When the mysterious questionnaire first appeared on back-to-school Monday, frantic Facebookers plastered this unverified document on Stop Common Core groups and spun a quite web around it. “Texas students given most stunningly intrusive home survey ever?” was among the countless posts. Bloggers tweeted and picked up the story.

“This post has been erased and removed from Facebook so we are posting it again. It’s the truth and it’s not pretty. Invasive data collection. This was given to a 7th grade social studies class in TX…this does NOT belong in schools, Facebook is protecting this, and taking down the shared posts,” Parenting Over Policy in Douglas County posted.

Actually, the person who originally uploaded the image took it down once Breitbart Texas began investigating the validity of the survey on Tuesday. The purportedly intrusive questionnaire is attached at the bottom of this story.

All week, emoticons grimaced across the country over what allegedly happened in Texas — only, again, it did not happen. What did happen was that Breitbart Texas obtained the handout and parents, who asked to remain anonymous out of fear of retribution from school officials, explained that the handout came home with other first day papers from Carroll Middle School in the affluent Dallas suburb of Southlake.

One parent voiced to Breitbart Texas concerns of being labeled a “complainer,” by school officials, as a reason for not taking the matter to the school. Other worries emanated over the sweeping overhaul of public education, the ever-pervasive Common Core-like creep of materials into Texas, and potential digital student privacy infringements.

Breitbart Texas spoke to Rick Herrin, assistant director of communications for the Carroll Independent School District (ISD), who identified “this in-class exercise is not a survey about the lives of our students, it is a list of questions written from three different perspectives to teach the students that the author’s biases may come through in his or her writing.”

Herrin said that that students were asked whether or not each question was written from the perspective of an author asking from the viewpoint of poverty, middle class or wealth in a class discussion intended to “teach students to identify validity and different points of views in historical events and documents” while addressing the 7th grade Texas History Essential Knowledge and Skills (TEKS).

This was from a 7th grade Pre-Advanced Placement (Pre-AP) Texas History class. Seven Pre-AP Texas History classes conducted by two teachers used it as an analytical tool, not as a personal information gathering survey, the district official asserted.

Pre-AP courses are not part of the College Board. As José Rios, a College Board (CB) spokesman explained to Breitbart Texas, the CB does not offer Pre-AP courses but only “supports schools’ efforts to develop and implement local curricula” to prepare students for AP or other college level courses.

However, last year, the Texas State Board of Education (SBOE) passed an amendment to ensure that public high schools taught Texas Social Studies standards (TEKS), even in AP and the International Baccalaureate (IB) courses as another line of defense against the College Board redesigned AP US History (APUSH).

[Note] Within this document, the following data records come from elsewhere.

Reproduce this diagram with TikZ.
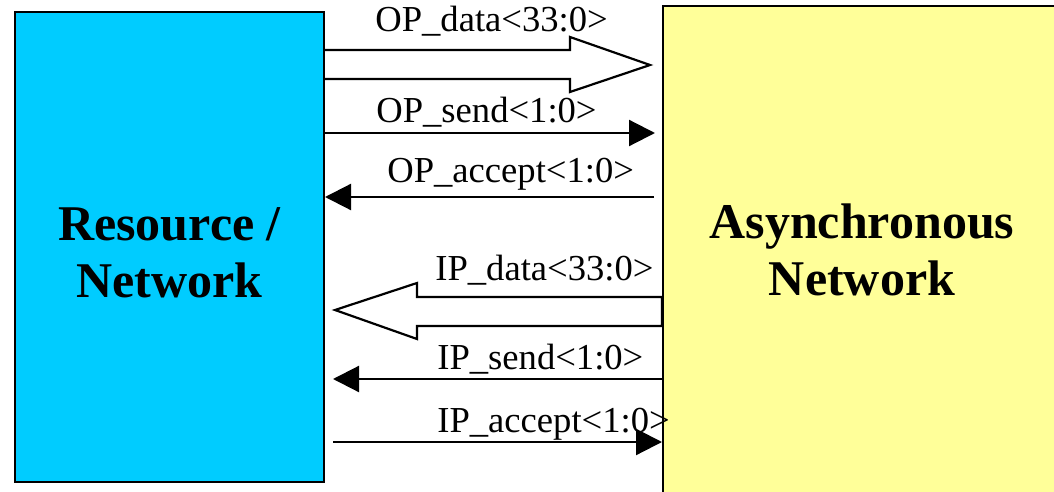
\documentclass[tikz,border=0pt]{standalone}
\usepackage{fontspec}
\setmainfont{Liberation Serif}
\usetikzlibrary{arrows.meta}
\definecolor{rescyan}{RGB}{0,204,255}
\definecolor{asyyellow}{RGB}{255,255,153}

\begin{document}
\begin{tikzpicture}[x=0.5pt, y=-0.5pt,
    box/.style={draw, line width=1pt, inner sep=0pt},
    title/.style={align=center, inner sep=0pt, font=\fontsize{25}{28.5}\selectfont\bfseries},
    sig/.style={line width=1.1pt, -{Triangle[length=13pt,width=13pt]}},
    bus/.style={draw, line width=1.1pt, line join=miter},
    lbl/.style={anchor=base west, inner sep=0pt, font=\fontsize{18.3}{22}\selectfont}]
    \useasboundingbox (0,0) rectangle (1054,492);
    \clip (0,0) rectangle (1054,492);

    % the two blocks
    \node[box, fill=rescyan, minimum width=154.5pt, minimum height=235pt] (res) at (169.5,247) {};
    \node[box, fill=asyyellow, minimum width=199pt, minimum height=248pt] (asy) at (862,254) {};
    \node[title, yshift=-3pt] (restext) at (res.center) {Resource /\\Network};
    \node[title, yshift=2pt] (asytext) at (asy.center) {Asynchronous\\Network};

    % output side
    \draw[bus] (res.east |- 0,50) -- (570,50) -- (570,37) -- (650,65) -- (570,92) -- (570,79) -- (res.east |- 0,79);
    \draw[sig, shorten >=3.5pt] (res.east |- 0,133) -- (asy.west |- 0,133);
    \draw[sig, shorten <=4pt] (asy.west |- 0,197) -- (res.east |- 0,197);

    % input side
    \draw[bus] (asy.west |- 0,297) -- (417,297) -- (417,283) -- (335,310) -- (417,339) -- (417,326) -- (asy.west |- 0,326) -- cycle;
    \draw[sig, shorten >=4pt] (asy.west |- 0,379) -- (res.east |- 0,379);
    \draw[sig, shorten <=4pt] (res.east |- 0,442) -- (asy.west |- 0,442);

    \node[lbl] (opdata) at (375,32) {OP\_data<33:0>};
    \node[lbl] (opsend) at (376,122) {OP\_send<1:0>};
    \node[lbl] (opaccept) at (387,182) {OP\_accept<1:0>};
    \node[lbl] (ipdata) at (435,280) {IP\_data<33:0>};
    \node[lbl] (ipsend) at (437,369) {IP\_send<1:0>};
    \node[lbl] (ipaccept) at (437,432) {IP\_accept<1:0>};
\end{tikzpicture}
\end{document}
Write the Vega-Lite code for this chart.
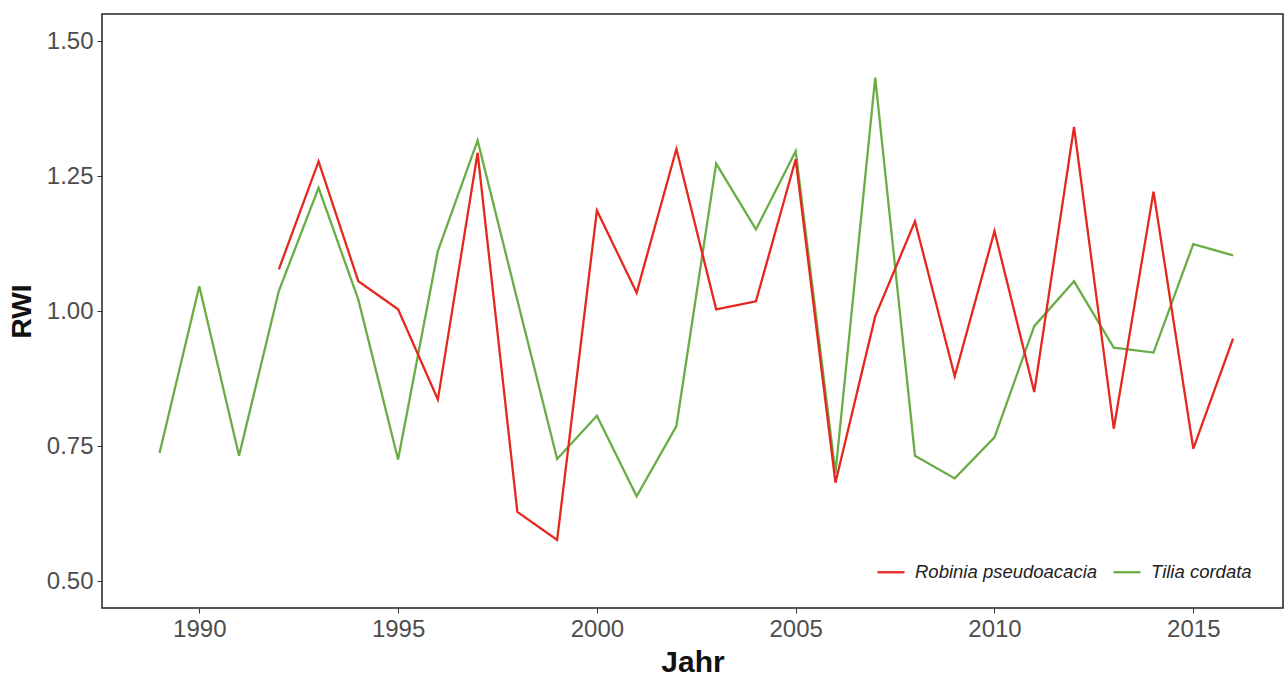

Herrin reiterated that this first-day assignment was only for the purposes of examining “the bias and validity of an author’s perspective as it relates to historical writings and events in Texas History.”

He said, “For instance, the difference in the perspectives of Santa Ana’s diary entries where he describes the ‘rebel Texans’ were compared to the perspective of the actual Texans themselves who fought in the Alamo.”

The spokesman added, “The intention of the exercise is to provide three distinct perspectives that properly frame the process of isolating bias and determining validity.”

“The 30 questions [on that handout] were compiled from Dr. Ruby Payne’s “Framework for Understanding Poverty: A Cognitive Approach” – 10 questions from the poverty document; 10 questions from the middle class document and 10 questions from the wealth document were used and combined into one worksheet for students,” said Herrin.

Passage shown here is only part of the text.